Norfolk Board of Education Protesting
Teachers Going To War Work


Ask Supt. Reed's Help in Strengthening Their Contracts


NORFOLK, Feb. 2–(AP)–The Norfolk board of education announced Tuesday that it is vigorously protesting "enticement" of teachers form their classrooms by the federal government and war industries.

Three Norfolk teachers have broken their contracts in the past week, one to go to Washington as a cartographic engineer and the others to be student instructors in an air base school.

"The fact that the teacher is under contract with the school district to teach the balance of the school year." Said Supt. Allen P. Burkhardt," means nothing at all to the government or to the defense industries and very little, if anything, to certain teachers."

The board of education here Burkhardt said, is writing State Supt. Wayne C. Reed, asking him to work with other state superintendents in an attempt to strengthen the school's hold on teachers who would willfully break contracts. The board is also writing Rep. Karl Stefan, U. S. Senators Hugh Butler and Kenneth Wherry, and the director for the U. S. civil service commission, asking them to use their influence "in bringing to a halt the enticing of teachers out of the classroom."

Cannot Match Pay.

Superintendent Burkhardt pointed out that government and war industry jobs offered teachers frequently pay "two to two and one-half times as much salary as that received in Norfolk for teaching. He added that the Norfolk schools, in which the "teacher salary is well above the average in the state, couldn't begin to match the pay of the government job even if the maximum tax levy were made."
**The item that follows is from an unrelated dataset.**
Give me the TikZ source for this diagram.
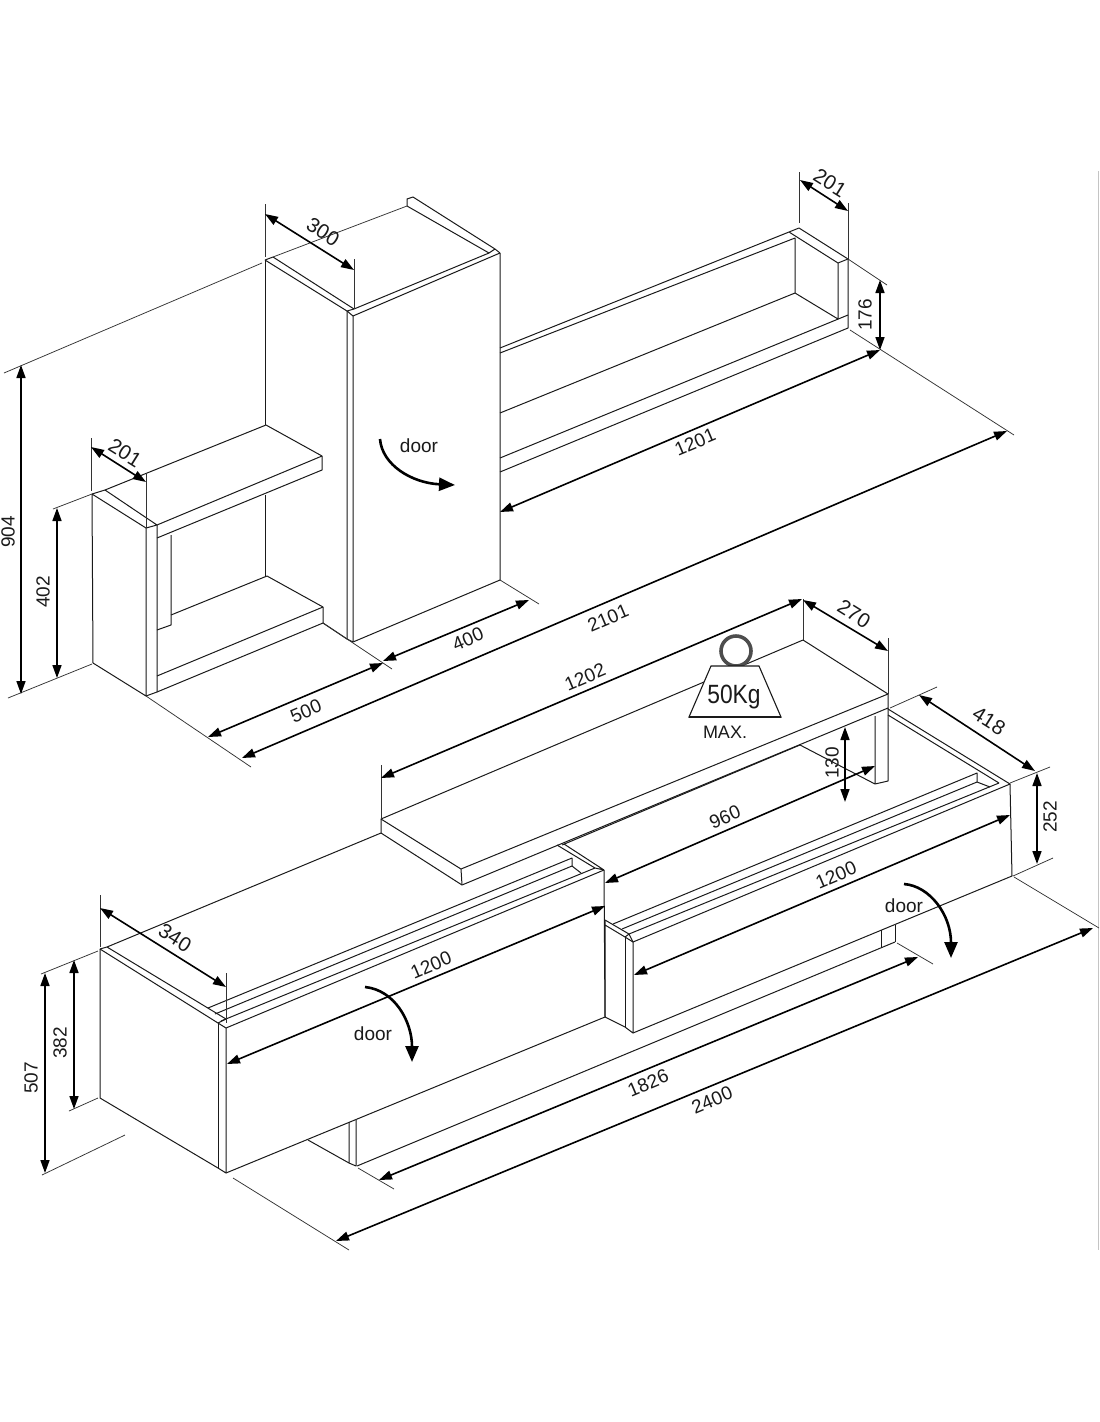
\documentclass[tikz,border=0pt]{standalone}
\usepackage{fontspec}
\setmainfont{Liberation Sans}
\usetikzlibrary{arrows.meta}
\definecolor{ink}{HTML}{1A1A1A}
\definecolor{extline}{HTML}{333333}
\definecolor{ringgray}{HTML}{4D4D4D}
\definecolor{edgegray}{HTML}{C4C4C4}
\tikzset{
  edge/.style={draw=ink,line width=1pt,line join=round},
  ext/.style={draw=extline,line width=0.75pt},
  dimline/.style={draw=black,line width=1.6pt,{Triangle[length=13pt,width=9pt]}-{Triangle[length=13pt,width=9pt]}},
  dimtext/.style={font=\fontsize{19}{19}\selectfont,text=ink,inner sep=0pt},
  dimtilt/.style={font=\fontsize{20.5}{20.5}\selectfont,text=ink,inner sep=0pt},
  swing/.style={draw=black,line width=2.6pt,-{Triangle[length=16pt,width=13pt]}}
}
\begin{document}
\begin{tikzpicture}[x=1pt,y=-1pt]
\useasboundingbox[fill=white] (0,0) rectangle (1100,1422);
\draw[draw=edgegray,line width=1pt] (1098,171)--(1098,1250);

% ---------- tall cabinet ----------
\draw[edge] (265,260)--(347,311) (273,257)--(354,309) (265,260)--(273,257);
\draw[edge] (265,260)--(265,425) (265,495)--(265,576);
\draw[edge] (347,311)--(347,639) (353,316)--(353,642) (347,639)--(353,642);
\draw[edge] (347,311)--(354,309)--(489,253) (347,311)--(353,316)--(500,253);
\draw[edge] (500,253)--(500,580) (353,642)--(500,580);
\draw[edge] (407,206)--(407,199)--(413,197)--(495,249)--(500,253) (407,206)--(489,253) (489,253)--(495,249);

% ---------- left unit ----------
\draw[edge] (92,494)--(93,663)--(146,696)--(146,528)--(92,494);
\draw[edge] (92,494)--(105,490)--(157,525)--(146,528);
\draw[edge] (157,525)--(157,692)--(146,696);
\draw[edge] (105,490)--(266,425)--(322,456)--(322,470)--(157,538);
\draw[edge] (157,525)--(322,456);
\draw[edge] (171,535)--(171,625)--(157,630);
\draw[edge] (171,615)--(267,576)--(323,607)--(323,623)--(157,692);
\draw[edge] (157,676)--(323,607);
\draw[edge] (323,623)--(347,639);

% ---------- wall shelf ----------
\draw[edge] (500,348)--(789,232)--(799,228)--(848,259)--(838,263)--(789,232);
\draw[edge] (500,353)--(795,238)--(795,293)--(838,319)--(838,263);
\draw[edge] (500,413)--(795,293);
\draw[edge] (848,259)--(848,328)--(500,472);
\draw[edge] (500,458)--(848,315);

% ---------- TV top shelf ----------
\draw[edge] (803,640)--(888,694)--(888,708)--(462,885)--(381,833)--(381,819)--(803,640);
\draw[edge] (381,819)--(461,869)--(888,694) (461,869)--(462,885);
\draw[edge] (888,708)--(888,781)--(875,784)--(875,716) (875,784)--(800,745)--(562,845);

% ---------- left base cabinet ----------
\draw[edge] (100,949)--(100,1098)--(218,1168)--(226,1173)--(226,1028);
\draw[edge] (218,1023)--(218,1168);
\draw[edge] (100,949)--(218,1023)--(226,1028);
\draw[edge] (100,949)--(107,947)--(226,1019)--(218,1023);
\draw[edge] (107,947)--(381,833);
\draw[edge] (208,1008)--(572,858)--(572,866)--(215,1014);
\draw[edge] (221,1021)--(595,868) (226,1028)--(604,870);
\draw[edge] (572,866)--(581,873);
\draw[edge] (557,845)--(595,868)--(604,870) (564,844)--(604,870);
\draw[edge] (604,870)--(605,1017);
\draw[edge] (226,1173)--(605,1017);
\draw[edge] (308,1140)--(349,1163)--(356,1166)--(356,1120) (349,1122)--(349,1163);

% ---------- right base cabinet ----------
\draw[edge] (605,920)--(605,1017)--(625,1027)--(633,1033)--(633,942)--(625,937)--(605,925);
\draw[edge] (625,937)--(625,1027);
\draw[edge] (605,920)--(629,934)--(625,937) (629,934)--(633,942);
\draw[edge] (613,924)--(977,773)--(977,782)--(622,929);
\draw[edge] (629,934)--(999,783);
\draw[edge] (633,942)--(1010,784)--(1012,876)--(633,1033);
\draw[edge] (888,709)--(1010,784) (888,715)--(999,783);
\draw[edge] (977,782)--(990,787);
\draw[edge] (881,930)--(881,948) (895,925)--(895,942);
\draw[edge] (357,1166)--(895,942);

% ---------- extension lines ----------
\draw[ext] (4,373)--(262,263) (273,257)--(407,206);
\draw[ext] (265,204)--(265,257) (354,259)--(354,309);
\draw[ext] (53,509)--(92,494) (8,698)--(92,664);
\draw[ext] (91,438)--(91,491) (146,473)--(146,528);
\draw[ext] (146,696)--(251,767);
\draw[ext] (500,580)--(539,604) (323,623)--(392,669);
\draw[ext] (799,172)--(799,223) (848,203)--(848,259);
\draw[ext] (848,259)--(887,285) (850,330)--(1014,435);
\draw[ext] (803,599)--(803,640) (888,638)--(888,694);
\draw[ext] (381,765)--(381,818);
\draw[ext] (890,708)--(937,687) (1010,783)--(1050,767) (1013,876)--(1053,858);
\draw[ext] (1014,877)--(1099,928);
\draw[ext] (897,943)--(933,964);
\draw[ext] (100,895)--(100,947) (226,973)--(226,1023);
\draw[ext] (41,974)--(98,951) (69,1111)--(98,1098);
\draw[ext] (42,1175)--(125,1135);
\draw[ext] (233,1178)--(349,1250) (358,1168)--(394,1189);

% ---------- dimension arrows ----------
\draw[dimline] (265,214)--(354,270);
\draw[dimline] (21,365)--(21,694);
\draw[dimline] (57,508)--(57,678);
\draw[dimline] (91,447)--(146,482);
\draw[dimline] (208,737)--(383,663);
\draw[dimline] (383,661)--(529,600);
\draw[dimline] (242,758)--(1007,431);
\draw[dimline] (500,512)--(880,350);
\draw[dimline] (800,180)--(848,211);
\draw[dimline] (880,280)--(880,350);
\draw[dimline] (381,778)--(802,599);
\draw[dimline] (803,600)--(888,651);
\draw[dimline] (845,727)--(845,802);
\draw[dimline] (605,883)--(875,766);
\draw[dimline] (919,695)--(1035,771);
\draw[dimline] (1037,773)--(1037,864);
\draw[dimline] (634,975)--(1010,815);
\draw[dimline] (227,1064)--(605,906);
\draw[dimline] (100,908)--(226,987);
\draw[dimline] (74,960)--(74,1109);
\draw[dimline] (45,973)--(45,1173);
\draw[dimline] (379,1180)--(918,957);
\draw[dimline] (336,1241)--(1093,928);

% ---------- door swing arrows ----------
\draw[swing] (380,439) .. controls (382,465) and (412,483) .. (455,485);
\draw[swing] (904,884) .. controls (930,886) and (951,915) .. (951,958);
\draw[swing] (365,987) .. controls (395,990) and (412,1022) .. (412,1062);

% ---------- labels ----------
\node[dimtilt,rotate=-32] (t300) at (323,232) {300};
\node[dimtext,rotate=90] (t904) at (8,532) {904};
\node[dimtext,rotate=90] (t402) at (43,592) {402};
\node[dimtilt,rotate=-32] (t201a) at (125,453) {201};
\node[dimtext,rotate=23] (t500) at (306,711) {500};
\node[dimtext,rotate=23] (t400) at (468,639) {400};
\node[dimtext,rotate=23] (t2101) at (608,618) {2101};
\node[dimtext,rotate=23] (t1201) at (695,442) {1201};
\node[dimtilt,rotate=-32] (t201b) at (830,183) {201};
\node[dimtext,rotate=90] (t176) at (865,315) {176};
\node[dimtext,rotate=23] (t1202) at (585,677) {1202};
\node[dimtilt,rotate=-32] (t270) at (854,614) {270};
\node[dimtext,rotate=90] (t130) at (832,763) {130};
\node[dimtext,rotate=23] (t960) at (725,817) {960};
\node[dimtilt,rotate=-32] (t418) at (989,721) {418};
\node[dimtext,rotate=90] (t252) at (1050,817) {252};
\node[dimtext,rotate=23] (t1200r) at (836,875) {1200};
\node[dimtext,rotate=23] (t1200l) at (431,965) {1200};
\node[dimtilt,rotate=-32] (t340) at (175,938) {340};
\node[dimtext,rotate=90] (t382) at (60,1043) {382};
\node[dimtext,rotate=90] (t507) at (31,1078) {507};
\node[dimtext,rotate=23] (t1826) at (648,1083) {1826};
\node[dimtext,rotate=23] (t2400) at (712,1100) {2400};
\node[dimtext] (d1) at (419,446) {door};
\node[dimtext] (d2) at (373,1034) {door};
\node[dimtext] (d3) at (904,906) {door};

% ---------- load symbol ----------
\draw[draw=ringgray,line width=3.6pt] (736,651) circle[radius=15];
\draw[fill=white,draw=ink,line width=1.1pt] (711,666)--(759,666)--(781,717)--(689,717)--cycle;
\draw[draw=ink,line width=1.6pt] (689,717)--(781,717);
\node[inner sep=0pt,font=\fontsize{24}{24}\selectfont,text=ink,xscale=0.95,yscale=1.1] (kg) at (734,697) {50Kg};
\node[inner sep=0pt,font=\fontsize{18}{18}\selectfont,text=ink] (maxl) at (725,732) {MAX.};
\end{tikzpicture}
\end{document}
Other schools in the state are joining Norfolk in making a protest, Burkhardt said. The problem is even more serious in some other communities than it is here, he said. One school in a place larger than Norfolk has had a 40 per cent turnover of teachers, he revealed, and another, slightly smaller than Norfolk, has had over a 50 per cent turnover.

Sponsor Legislative Bill.

The matter of contractual relations between boards of education and teachers was the chief topic of discussion at the recent state convention of the Nebraska association of school boards and executives. That association has joined with the Nebraska educational association and the state association of county superintendents in sponsoring a legislative bill which, if passed, would cause the state superindent to revoke for one year the certificate of any teacher who breaks a contract.